Ahrendsen’s wife has some mutual funds and a small individual retirement account, but retirement seems a faraway dream for the family.
“I plan to work as long as I can,” Ahrendsen says.
There are few luxuries in the Ahrendsen home. Shirley Ahrendsen shops almost exclusively at discount stores. Vacations are minimal. On weekdays, the father sees his son for 39 minutes -from 6:45 a.m. until the boy hops on his school bus at 7:24 a.m.
For the first time in the Ahrendsen family’s 50-some years on the property, the farm is devoid of a farmer for eight hours a day.
Nearby farms tell the same story. They are often quiet during daytime hours while the farmers are away.
Anymore, little time is left for neighboring, Ahrendsen says.
“It isn’t anything like when I grew up, when all the relatives and neighbors in a two-mile area would come to all the birthdays,” he says. “We haven’t been to the neighbor’s house for years.”
He views the changes as unavoidable facts of life. Complaints are rarely uttered.
“This is still a great place to live,” Ahrendsen says. “If I had a day off inthe summertime, I’d just spend it right here in the yard and in the pasture, just looking at the cattle.”
****
For thousands of Iowa farmers such as Larry Stangl, Glen Ahrendsen and Scott Dreier, settling on a life career was easy.

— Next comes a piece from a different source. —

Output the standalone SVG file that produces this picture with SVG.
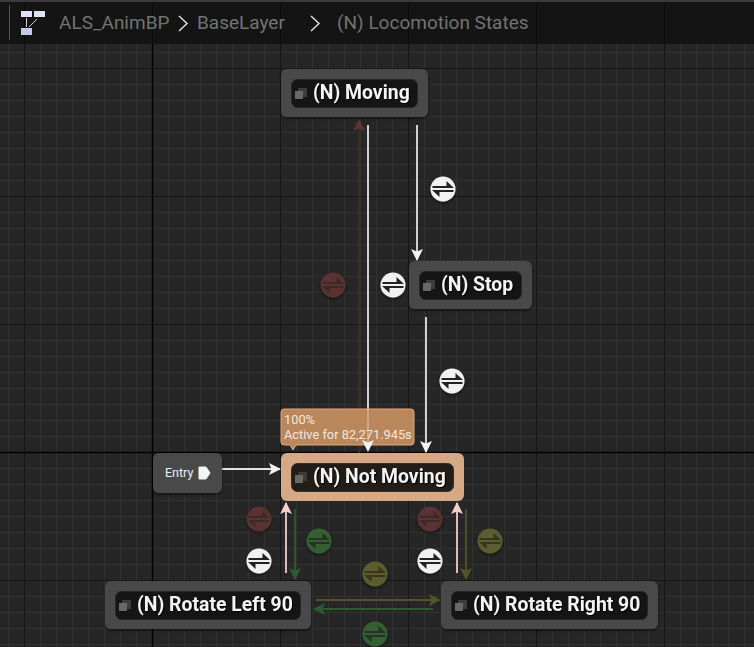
<svg xmlns="http://www.w3.org/2000/svg" width="754" height="647" viewBox="0 0 754 647">
<style>
text{font-family:Roboto,"Liberation Sans",sans-serif}
.node{fill:#484848}
.inner{fill:#151515;stroke:#262626;stroke-width:1}
.lbl{font-size:19.4px;font-weight:700;fill:#f4f4f4;filter:drop-shadow(1.5px 1.5px 0 #000)}
.crumb{font-size:19px;fill:#737373}
.minor{stroke:#323232;stroke-width:1}
.major{stroke:#161616;stroke-width:1}
.axis{stroke:#000;stroke-width:1.4}
.ic1{fill:#3c3c3c}.ic2{fill:#686868}
.w{stroke:#e4e4e4;fill:none;stroke-width:1.800}
.r{stroke:#4a2b2b;fill:none;stroke-width:1.500}
.p{stroke:#f0cccc;fill:none;stroke-width:1.800}
.g{stroke:#2f5a2f;fill:none;stroke-width:1.800}
.o{stroke:#545428;fill:none;stroke-width:1.800}
</style>
<defs>
<filter id="sh" x="-20%" y="-20%" width="140%" height="140%"><feDropShadow dx="0" dy="1.5" stdDeviation="1.5" flood-color="#000" flood-opacity="0.55"/></filter>
<marker id="aw" markerWidth="12" markerHeight="12" refX="11" refY="6" orient="auto" markerUnits="userSpaceOnUse"><path d="M0 0L12 6L0 12L2.5 6Z" fill="#f2f2f2"/></marker>
<marker id="ar" markerWidth="12" markerHeight="12" refX="11" refY="6" orient="auto" markerUnits="userSpaceOnUse"><path d="M0 0L12 6L0 12L2.5 6Z" fill="#5c3434"/></marker>
<marker id="ap" markerWidth="12" markerHeight="12" refX="11" refY="6" orient="auto" markerUnits="userSpaceOnUse"><path d="M0 0L12 6L0 12L2.5 6Z" fill="#f5cfcf"/></marker>
<marker id="ag" markerWidth="12" markerHeight="12" refX="11" refY="6" orient="auto" markerUnits="userSpaceOnUse"><path d="M0 0L12 6L0 12L2.5 6Z" fill="#2f5a2f"/></marker>
<marker id="ao" markerWidth="12" markerHeight="12" refX="11" refY="6" orient="auto" markerUnits="userSpaceOnUse"><path d="M0 0L12 6L0 12L2.5 6Z" fill="#545428"/></marker>
<pattern id="gm" width="16" height="16" patternUnits="userSpaceOnUse" x="8" y="4"><path d="M0.5 0V16M0 0.5H16" class="minor" fill="none"/></pattern>
<g id="icon"><rect x="-3" y="-5" width="9" height="9" class="ic1"/><rect x="-6" y="-2" width="8" height="8" class="ic2"/></g>
<path id="swap" d="M-10.500 -3H3.500V-8L11 -1H-10.500ZM10.500 3H-3.500V8L-11 1H10.500Z"/>
</defs>

<rect width="754" height="647" fill="#262626"/>
<rect width="754" height="647" fill="url(#gm)"/>
<path class="major" d="M24.500 0V647M280.500 0V647M408.500 0V647M536.500 0V647M664.500 0V647M0 68.500H754M0 196.500H754M0 324.500H754M0 580.500H754" fill="none"/>
<path class="axis" d="M152.500 0V647M0 452.500H754" fill="none"/>

<g id="connectors">
<path class="r" d="M359 453V120" marker-end="url(#ar)"/>
<path class="w" d="M368 125V420"/>
<path class="w" d="M417 125V260" marker-end="url(#aw)"/>
<path class="w" d="M426 317V452" marker-end="url(#aw)"/>
<path class="w" d="M222 469H280" marker-end="url(#aw)"/>
<path class="p" d="M286 573V503" marker-end="url(#ap)"/>
<path class="g" d="M295 509V579" marker-end="url(#ag)"/>
<path class="p" d="M457 573V503" marker-end="url(#ap)"/>
<path class="o" d="M466 509V579" marker-end="url(#ao)"/>
<path class="o" d="M316 600H440" marker-end="url(#ao)"/>
<path class="g" d="M433 609H314" marker-end="url(#ag)"/>
</g>

<g id="rule-moving-stop" transform="translate(443 189)"><circle r="12.500" fill="#f1f1f1" filter="url(#sh)"/><use href="#swap" fill="#222"/></g>
<g id="rule-stop-moving" transform="translate(393 285)"><circle r="12.500" fill="#f1f1f1" filter="url(#sh)"/><use href="#swap" fill="#222"/></g>
<g id="rule-moving-red" transform="translate(333 285)"><circle r="12.500" fill="#5a3030" filter="url(#sh)"/><use href="#swap" fill="#3a2a2a"/></g>
<g id="rule-stop-not" transform="translate(452 381)"><circle r="12.500" fill="#f1f1f1" filter="url(#sh)"/><use href="#swap" fill="#222"/></g>
<g id="rule-left-red" transform="translate(259 519)"><circle r="12.500" fill="#5a3030" filter="url(#sh)"/><use href="#swap" fill="#3a2a2a"/></g>
<g id="rule-left-green" transform="translate(319 541)"><circle r="12.500" fill="#355f33" filter="url(#sh)"/><use href="#swap" fill="#243324"/></g>
<g id="rule-left-white" transform="translate(259 561)"><circle r="12.500" fill="#f1f1f1" filter="url(#sh)"/><use href="#swap" fill="#222"/></g>
<g id="rule-right-red" transform="translate(430 519)"><circle r="12.500" fill="#5a3030" filter="url(#sh)"/><use href="#swap" fill="#3a2a2a"/></g>
<g id="rule-right-olive" transform="translate(490 541)"><circle r="12.500" fill="#5c5c2e" filter="url(#sh)"/><use href="#swap" fill="#363620"/></g>
<g id="rule-right-white" transform="translate(430 561)"><circle r="12.500" fill="#f1f1f1" filter="url(#sh)"/><use href="#swap" fill="#222"/></g>
<g id="rule-lr-olive" transform="translate(375 574)"><circle r="12.500" fill="#5c5c2e" filter="url(#sh)"/><use href="#swap" fill="#363620"/></g>
<g id="rule-rl-green" transform="translate(375 634)"><circle r="12.500" fill="#355f33" filter="url(#sh)"/><use href="#swap" fill="#243324"/></g>

<g id="node-moving">
<rect x="281" y="69" width="147" height="48" rx="6" class="node" filter="url(#sh)"/>
<rect x="291.500" y="79.500" width="126" height="28" rx="6" class="inner"/>
<use href="#icon" x="301" y="93"/>
<text x="313" y="99" class="lbl">(N) Moving</text>
</g>
<g id="node-stop">
<rect x="409" y="261" width="123" height="48" rx="6" class="node" filter="url(#sh)"/>
<rect x="419.500" y="271.500" width="102" height="28" rx="6" class="inner"/>
<use href="#icon" x="429" y="285"/>
<text x="441" y="291" class="lbl">(N) Stop</text>
</g>
<g id="tooltip">
<path d="M284 409H411Q414 409 414 412V442Q414 445 411 445H296L293 450L290 445H284Q281 445 281 442V412Q281 409 284 409Z" fill="#ba875c" stroke="#e0a878"/>
<text x="284" y="424" font-size="12.800" fill="#f3e7dc">100%</text>
<text x="284" y="439" font-size="12.800" fill="#f3e7dc">Active for 82,271.945s</text>
</g>
<g id="connector-over-tooltip">
<path d="M368 409V442" stroke="#e8d8c8" stroke-width="1.800" opacity="0.45" fill="none"/>
<path d="M368 452L362 440L368 442.500L374 440Z" fill="#f2f2f2"/>
</g>
<g id="node-not-moving">
<rect x="281" y="453" width="183" height="48" rx="6" fill="#d6a986"/>
<rect x="291.500" y="463.500" width="162" height="28" rx="6" fill="#241c16" stroke="#3a2e24"/>
<use href="#icon" x="301" y="477"/>
<text x="313" y="483" class="lbl">(N) Not Moving</text>
</g>
<g id="node-rotate-left">
<rect x="105" y="581" width="206" height="48" rx="6" class="node" filter="url(#sh)"/>
<rect x="115.500" y="591.500" width="185" height="28" rx="6" class="inner"/>
<use href="#icon" x="125" y="605"/>
<text x="137" y="611" class="lbl">(N) Rotate Left 90</text>
</g>
<g id="node-rotate-right">
<rect x="441" y="581" width="217" height="48" rx="6" class="node" filter="url(#sh)"/>
<rect x="451.500" y="591.500" width="196" height="28" rx="6" class="inner"/>
<use href="#icon" x="461" y="605"/>
<text x="473" y="611" class="lbl">(N) Rotate Right 90</text>
</g>
<g id="node-entry">
<rect x="153" y="453" width="69" height="40" rx="6" class="node" filter="url(#sh)"/>
<text x="165" y="477" font-size="12.500" fill="#eeeeee">Entry</text>
<path d="M199 467H206L210 473L206 479H199Z" fill="#f4f4f4" stroke="#f4f4f4" stroke-linejoin="round"/>
</g>

<g id="breadcrumb">
<rect width="754" height="44" fill="#141414"/>
<rect width="754" height="2" fill="#3a3a3a"/>
<path d="M9.500 5V40" stroke="#555"/>
<path d="M152.500 2V44M24.500 2V44M280.500 2V44M408.500 2V44M536.500 2V44M664.500 2V44" stroke="#0a0a0a"/>
<rect x="21" y="11" width="11" height="6" fill="#dfe3f5"/><rect x="34" y="11" width="11" height="6" fill="#dfe3f5"/><rect x="21" y="28" width="11" height="7" fill="#c4cbe8"/>
<path d="M26.500 18V27M37 19L29 27" stroke="#d0d0d8"/>
<text x="59" y="29" class="crumb">ALS_AnimBP</text>
<path d="M179 16L187 23.500L179 31" fill="none" stroke="#e4e4e4" stroke-width="1.400"/>
<text x="197" y="29" class="crumb">BaseLayer</text>
<path d="M311 16L319 23.500L311 31" fill="none" stroke="#e4e4e4" stroke-width="1.400"/>
<text x="337" y="29" class="crumb">(N) Locomotion States</text>
</g>
</svg>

Farming was what they knew.
“When I grew up, that was the only thing I ever wanted to do,” Dreier says.
That makes it so much harder to quit, even when everything starts to fall apart.

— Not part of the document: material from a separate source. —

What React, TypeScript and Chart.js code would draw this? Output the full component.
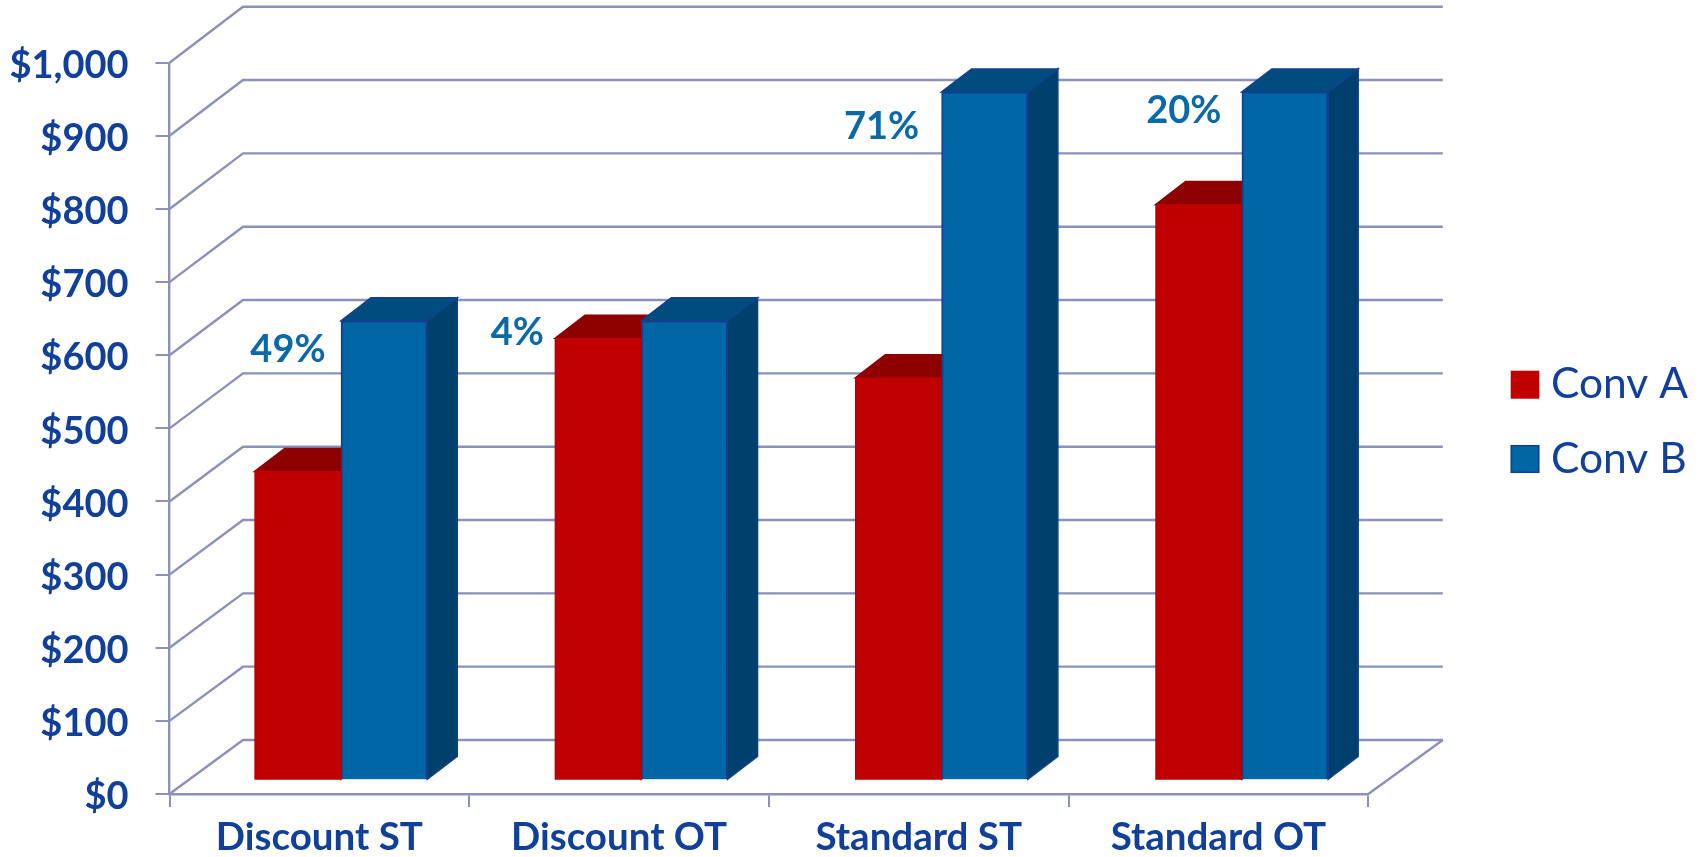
import React, { useEffect, useRef } from "react";
import { Chart, registerables } from "chart.js";

Chart.register(...registerables);

const categories = ["Discount ST", "Discount OT", "Standard ST", "Standard OT"];
const convA = [421, 603, 549, 786];
const convB = [627, 627, 940, 940];
const gainLabels = ["49%", "4%", "71%", "20%"];
// Where each gain label sits relative to the top-left corner of its Conv B bar.
const gainOffsetX = [-53, -124, -60, -58];
const gainOffsetY = [29, 12, 35, 19];

const TEXT = "#10409a";
const GAIN = "#0a69a8";
const GRID = "#8a91ba";
const RED = "#c00000";
const RED_TOP = "#8e0000";
const RED_SIDE = "#7a0000";
const BLUE = "#0066a6";
const BLUE_TOP = "#004c7e";
const BLUE_SIDE = "#00406c";
const BLUE_EDGE = "#12408f";
const FONT = "Lato, Carlito, sans-serif";

const WIDTH = 1704;
const HEIGHT = 857;
const AREA = { left: 169.5, right: 1368.3, top: 62.7, bottom: 794 };
// Perspective of the rear wall and of the bar depth.
const WALL_DX = 73.5;
const BAR_DX = 30;
const BAR_DY = 23;

const wallDy = (v: number) => 54 + (2 * v) / 1000;

const wallPlugin = {
  id: "wall",
  beforeDatasetsDraw(chart: any) {
    const { ctx } = chart;
    const y = chart.scales.y;
    ctx.save();
    ctx.strokeStyle = GRID;
    ctx.lineWidth = 2.4;
    ctx.lineJoin = "miter";
    y.ticks.forEach((t: any) => {
      const py = y.getPixelForValue(t.value);
      const back = py - wallDy(t.value);
      ctx.beginPath();
      ctx.moveTo(AREA.left, py);
      ctx.lineTo(AREA.left + WALL_DX, back);
      ctx.lineTo(AREA.right + WALL_DX + 1, back);
      ctx.stroke();
    });
    // Right edge of the floor.
    const py0 = y.getPixelForValue(0);
    ctx.beginPath();
    ctx.moveTo(AREA.right, py0);
    ctx.lineTo(AREA.right + WALL_DX + 1, py0 - wallDy(0));
    ctx.stroke();
    ctx.restore();
  },
};

const depthPlugin = {
  id: "depth",
  beforeDatasetsDraw(chart: any) {
    const { ctx } = chart;
    chart.data.datasets.forEach((ds: any, di: number) => {
      const top = di === 0 ? RED_TOP : BLUE_TOP;
      const side = di === 0 ? RED_SIDE : BLUE_SIDE;
      chart.getDatasetMeta(di).data.forEach((bar: any) => {
        const l = bar.x - bar.width / 2;
        const r = bar.x + bar.width / 2;
        ctx.save();
        ctx.lineWidth = 1.5;
        ctx.fillStyle = side;
        ctx.strokeStyle = di === 0 ? side : BLUE_EDGE;
        ctx.beginPath();
        ctx.moveTo(r, bar.y);
        ctx.lineTo(r + BAR_DX, bar.y - BAR_DY);
        ctx.lineTo(r + BAR_DX, bar.base - BAR_DY);
        ctx.lineTo(r, bar.base);
        ctx.closePath();
        ctx.fill();
        ctx.stroke();
        ctx.fillStyle = top;
        ctx.strokeStyle = di === 0 ? top : BLUE_EDGE;
        ctx.beginPath();
        ctx.moveTo(l, bar.y);
        ctx.lineTo(l + BAR_DX, bar.y - BAR_DY);
        ctx.lineTo(r + BAR_DX, bar.y - BAR_DY);
        ctx.lineTo(r, bar.y);
        ctx.closePath();
        ctx.fill();
        ctx.stroke();
        ctx.restore();
      });
    });
  },
};

const gainPlugin = {
  id: "gain",
  afterDatasetsDraw(chart: any) {
    const { ctx } = chart;
    ctx.save();
    ctx.font = `bold 38px ${FONT}`;
    ctx.fillStyle = GAIN;
    ctx.textAlign = "center";
    ctx.textBaseline = "middle";
    chart.getDatasetMeta(1).data.forEach((bar: any, i: number) => {
      const l = bar.x - bar.width / 2;
      ctx.fillText(gainLabels[i], l + gainOffsetX[i], bar.y + gainOffsetY[i]);
    });
    ctx.restore();
  },
};

const legendPlugin = {
  id: "sideLegend",
  afterDraw(chart: any) {
    const { ctx } = chart;
    ctx.save();
    chart.data.datasets.forEach((ds: any, i: number) => {
      const top = 370.7 + i * 74.3;
      ctx.fillStyle = ds.backgroundColor;
      ctx.fillRect(1510.7, top, 28.6, 28);
      if (ds.borderWidth) {
        ctx.strokeStyle = ds.borderColor;
        ctx.lineWidth = 1.5;
        ctx.strokeRect(1511.4, top + 0.7, 27.2, 26.6);
      }
      ctx.font = `42.5px ${FONT}`;
      ctx.fillStyle = TEXT;
      ctx.textAlign = "left";
      ctx.textBaseline = "middle";
      ctx.fillText(ds.label, 1551, top + 14);
    });
    ctx.restore();
  },
};

export default function App() {
  const ref = useRef<HTMLCanvasElement | null>(null);

  useEffect(() => {
    if (!ref.current) return;
    const chart = new Chart(ref.current, {
      type: "bar",
      data: {
        labels: categories,
        datasets: [
          {
            label: "Conv A",
            data: convA.map((v, i) => ({ x: i, y: v })),
            backgroundColor: RED,
            borderWidth: 0,
            xAxisID: "xBars",
            yAxisID: "yBars",
            barThickness: 86.3,
          },
          {
            label: "Conv B",
            data: convB.map((v, i) => ({ x: i, y: v })),
            backgroundColor: BLUE,
            borderColor: BLUE_EDGE,
            borderWidth: 2,
            xAxisID: "xBars",
            yAxisID: "yBars",
            barThickness: 86.3,
          },
        ],
      },
      options: {
        responsive: false,
        animation: false,
        layout: {
          padding: {
            top: AREA.top,
            right: WIDTH - AREA.right,
            left: 0,
            bottom: 0,
          },
        },
        plugins: {
          legend: { display: false },
          tooltip: { enabled: false },
          title: { display: false },
        },
        scales: {
          x: {
            type: "category",
            position: "bottom",
            offset: true,
            grid: {
              offset: true,
              drawOnChartArea: false,
              drawTicks: true,
              tickLength: 13,
              color: GRID,
              lineWidth: 2,
            },
            border: { display: true, color: GRID, width: 2.4 },
            ticks: {
              color: TEXT,
              font: { family: FONT, size: 38.5, weight: "bold" },
              padding: 7,
              maxRotation: 0,
              autoSkip: false,
            },
            afterFit(s: any) {
              s.height = HEIGHT - AREA.bottom;
            },
          },
          y: {
            type: "linear",
            position: "left",
            min: 0,
            max: 1000,
            grid: {
              drawOnChartArea: false,
              drawTicks: true,
              tickLength: 14,
              color: GRID,
              lineWidth: 2,
            },
            border: { display: true, color: GRID, width: 2.4 },
            ticks: {
              stepSize: 100,
              color: TEXT,
              font: { family: FONT, size: 38, weight: "bold" },
              padding: 27,
              labelOffset: 3,
              callback: (v: any) => "$" + Number(v).toLocaleString("en-US"),
            },
            afterFit(s: any) {
              s.width = AREA.left;
            },
          },
          // The bars stand further back than the axes, so they use their own
          // hidden scales, shifted along the floor.
          xBars: {
            type: "linear",
            axis: "x",
            display: false,
            offset: false,
            bounds: "data",
            min: -0.571,
            max: 3.421,
          },
          yBars: {
            type: "linear",
            axis: "y",
            display: false,
            bounds: "data",
            min: -20.1,
            max: 979.9,
          },
        },
      } as any,
      plugins: [wallPlugin, depthPlugin, gainPlugin, legendPlugin],
    });
    return () => chart.destroy();
  }, []);

  return (
    <canvas
      ref={ref}
      width={WIDTH}
      height={HEIGHT}
      style={{ position: "absolute", left: 0, top: 0, display: "block", background: "#fff" }}
    />
  );
}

For Dreier, farming was never easy. His first year on rented acres, 1977, began with a drought. He took a job in town to make up for the losses. He bought cattle. A year later, the market went sour.
“I would have been better off at the casino all winter,” Dreier recalls.

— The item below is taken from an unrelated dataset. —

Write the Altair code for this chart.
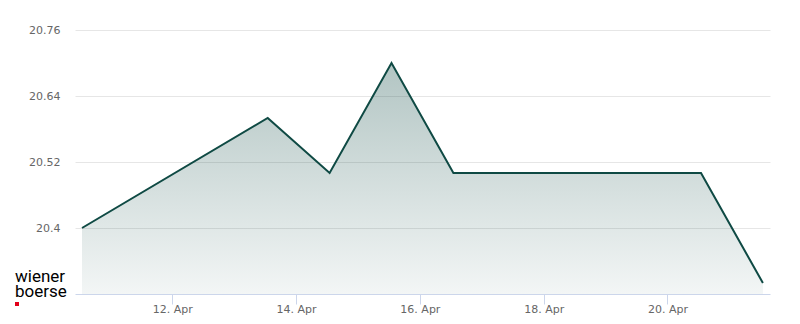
import altair as alt
import pandas as pd

dates = ["2026-04-10T13:00:00", "2026-04-13T13:00:00", "2026-04-14T13:00:00",
         "2026-04-15T13:00:00", "2026-04-16T13:00:00", "2026-04-20T13:00:00",
         "2026-04-21T13:00:00"]
prices = [20.40, 20.60, 20.50, 20.70, 20.50, 20.50, 20.30]
y_ticks = [20.4, 20.52, 20.64, 20.76]
x_tick_days = [12, 14, 16, 18, 20]
logo_lines = ["wiener", "boerse"]

df = pd.DataFrame({"date": dates, "price": prices})
logo = pd.DataFrame({"a": [1]})

LINE = "#0f4a44"
FONT = "DejaVu Sans"

x_enc = alt.X(
    "date:T",
    scale=alt.Scale(domain=[alt.DateTime(year=2026, month=4, date=10, hours=10, minutes=17),
                            alt.DateTime(year=2026, month=4, date=21, hours=15, minutes=45)]),
    axis=alt.Axis(values=[alt.DateTime(year=2026, month=4, date=d) for d in x_tick_days],
                  format="%-d. %b", title=None, grid=False,
                  domainColor="#ccd6eb", tickColor="#ccd6eb", tickSize=10,
                  labelColor="#666666", labelFontSize=11, labelFont=FONT,
                  labelPadding=-1),
)
y_enc = alt.Y(
    "price:Q",
    scale=alt.Scale(domain=[20.28, 20.76], zero=False, nice=False),
    axis=alt.Axis(values=y_ticks, format=".2~f", title=None, domain=False, ticks=False,
                  gridColor="#e6e6e6", labelColor="#666666", labelFontSize=11,
                  labelFont=FONT, labelPadding=15),
)

area = alt.Chart(df).mark_area(
    color=alt.Gradient(
        gradient="linear", x1=0, y1=0, x2=0, y2=1,
        stops=[alt.GradientStop(color="rgba(15,74,68,0.32)", offset=0),
               alt.GradientStop(color="rgba(15,74,68,0.05)", offset=1)],
    )
).encode(x=x_enc, y=y_enc, y2=alt.datum(20.28))

line = alt.Chart(df).mark_line(color=LINE, strokeWidth=2).encode(x="date:T", y="price:Q")

logo_text = alt.Chart(logo).mark_text(align="left", baseline="alphabetic", fontSize=17,
                                      lineHeight=15, font="Roboto",
                                      color="#000000").encode(
    x=alt.value(-60), y=alt.value(252), text=alt.value(logo_lines))
sq = alt.Chart(logo).mark_rect(color="#e2001a").encode(
    x=alt.value(-60), x2=alt.value(-56), y=alt.value(272), y2=alt.value(276))

chart = alt.layer(area, line, logo_text, sq).properties(
    width=695, height=264,
    autosize=alt.AutoSizeParams(type="none"),
    padding={"left": 75, "top": 30, "right": 30, "bottom": 30},
).configure_view(stroke=None)

chart.save("out.html", embed_options={"renderer": "svg", "actions": False})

He took another job driving a truck. He consistently worked one or two extra jobs while raising three boys with his wife, Lisa, a teacher in Exira.
The hours were long, the work grueling. The all-nighters were stealing something from life as a farmer: the fun.
As markets shifted, Dreier lay awake at nights second-guessing decisions and equipment purchases. He refused to quit.
“I don’t like quitters,” he said.
Dreier found more acres for rent. He had 940 in all. But landlords raised rent. Profit margins narrowed. Production costs increased. Commodity prices dropped.
Then, a big storm hit in May 1998. A narrow swath of hail wiped out more than half of his crop. Two miles away, other farmers’ crops remained pristine.
Dreier received federal crop and hail insurance payments and was able to replant some of his crop. But on the 440 acres untouched by hail, he lost $20 an acre.
In hindsight, he blames some of the loss on his own marketing mistakes. Even with hail damage, Dreier made more in 1998 than he did in any previous year. But for the second time, farming looked more and more like a gamble.
The same hailstorm that leveled his crops also knocked out every west-facing window in the farmhouse where Dreier started his farming career and his marriage.
The windows of the now-abandoned house remained broken up until a week ago, when the house was burned down. Gnarled, uprooted trees and a broken windmill conceal the happiness that once was.
Dreier refuses to let the remains serve as a symbol of his life.
In 1999, on a snowy Sunday in January, he sold his John Deere tractors and combine. A brother-in-law sold his machinery on the same day. Someone else operates the farm Dreier rented.
“It was a gut-wrenching day, seeing it all go one piece at a time,” Dreier says. “I never felt I failed. I took my feelings of family farming and laid them aside. I had to look at this as a business decision.”
He now works two jobs, loading trucks for United Parcel Service and driving trucks for AG Processing Inc., a soybean-processing plant in Manning.
In February 1999, the Dreiers moved into a handsome brick home in Manning’snew subdivision on the town’s south side.
This spring, when farmers begin their planting, Dreier will be outside, too. He will use water and fertilizer to care for the fledgling grass that surroundshis new house.
Scott Dreier has become a farmer without a farm.